Furthermore, of the three largest microbial habitats (seawater, soil and sediment-soil subsurface), the rates of cellular activity and turnover are highest in the open ocean. In this oligotrophic environment, prokaryotes dominate in terms of biomass and play an essential role in regulating the accumulation, export, re-mineralisation and transformation of the world’s largest pool of organic carbon. The fixation of carbon, nitrogen and phosphorus by bacteria, and their conversion into particulate matter forms the basis of the microbial food web in the oceans. While these are critically important processes in aquatic environments, they are poorly characterised.

There are global consequences for these microbial processes since the downward flow of particles is the most efficient means of transporting CO2 fixed by primary production to marine sediments, thus sequestering it from the atmosphere. The balance between particle degradation, regenerating CO2 via respiration, and burial, is a critical factor affecting climate change, and increases in ocean oligotrophy are forcast as a consequence of global warming. It is clear that we must increase our understanding of the genetic make-up and eco/physiology of the important classes of marine bacteria. Gaining this understanding is critical for future predictive modelling studies of interdependent marine ecosystems, ranging from zoo- and phytoplankton to fish and whales.

Sphingopyxis alaskensis
Sphingopyxis alaskensis (formerly Sphingomonas alaskensis) was isolated as one of the most numerically abundant bacteria from Alaskan waters, the North Sea and the North Pacific over a period spanning ten years, indicating that it is a major contributor to microbial biomass in oligotrophic marine waters. Characteristics that promote S. alaskensis as a model oligotroph include a constant ultramicro-size (<0.1 µm³), irrespective of whether it is growing or starved, that provides it with a mechanism for avoiding predation, and a high surface to volume ratio to enhance nutrient uptake. This is coupled with the ability to utilize low concentrations of nutrients using high affinity, broad specificity uptake systems (e.g. highest rates of alanine transport for any bacterium reported to date) and the ability to simultaneously take up mixed substrates. Based on the Michaelis-Menten constants for substrate transport (Kt) and the available concentrations of mixed amino acids in the ocean, S. alaskensis is predicted to have an in situ doubling time equivalent to experimentally determined doubling times for microorganisms in oligotrophic waters.

A model for laboratory studies
As a result of its importance, studies by the international community aimed at understanding the basis of microbial oligotrophy have focused on S. alaskensis. In particular, we have shown (see publications) that its capacity to thrive in oligotrophic environments is linked to unique genetic and physiological properties. The properties of this model oligotroph are fundamentally different to those of the well studied bacteria such as Escherichia coli or marine Vibrio species. Unlike the laboratory environment, most natural environments are nutrient-limited. S. alaskensis is a rare resource for probing microbial adaptation to oligotrophy.

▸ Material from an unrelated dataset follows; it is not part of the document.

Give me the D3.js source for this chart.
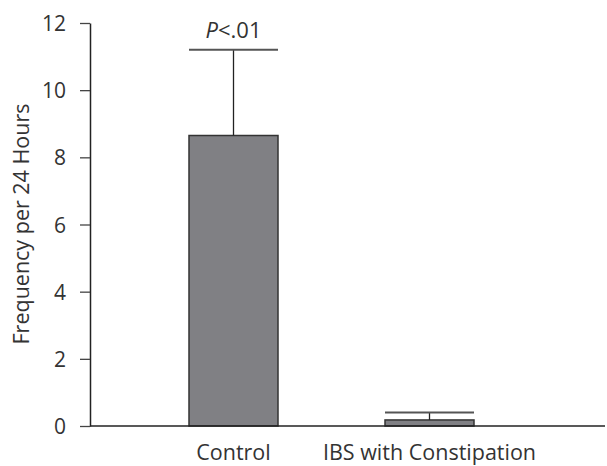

Minimum size limits of life
S. alaskensis is an “ultramicrobacterium” with a cell volume of less than 0.1 µm³. Cells of this size (including nanobacteria) have been reported in a range of aquatic, terrestrial and clinical samples, and in fossils; many of which are controversial. The reports have raised questions about the minimum size of a free-living cell. This has prompted, for example, a workshop by the US National Academy of Sciences to discuss the size limits of very small microorganisms. The astrobiology community has been particularly interested, as the minimum cell-size has important implications for cellular evolution and for the search for extraterrestrial life (see publications). With its well characterised physiology and genetics, S. alaskensis is an excellent model system for studying the minimum size limits for cellular life.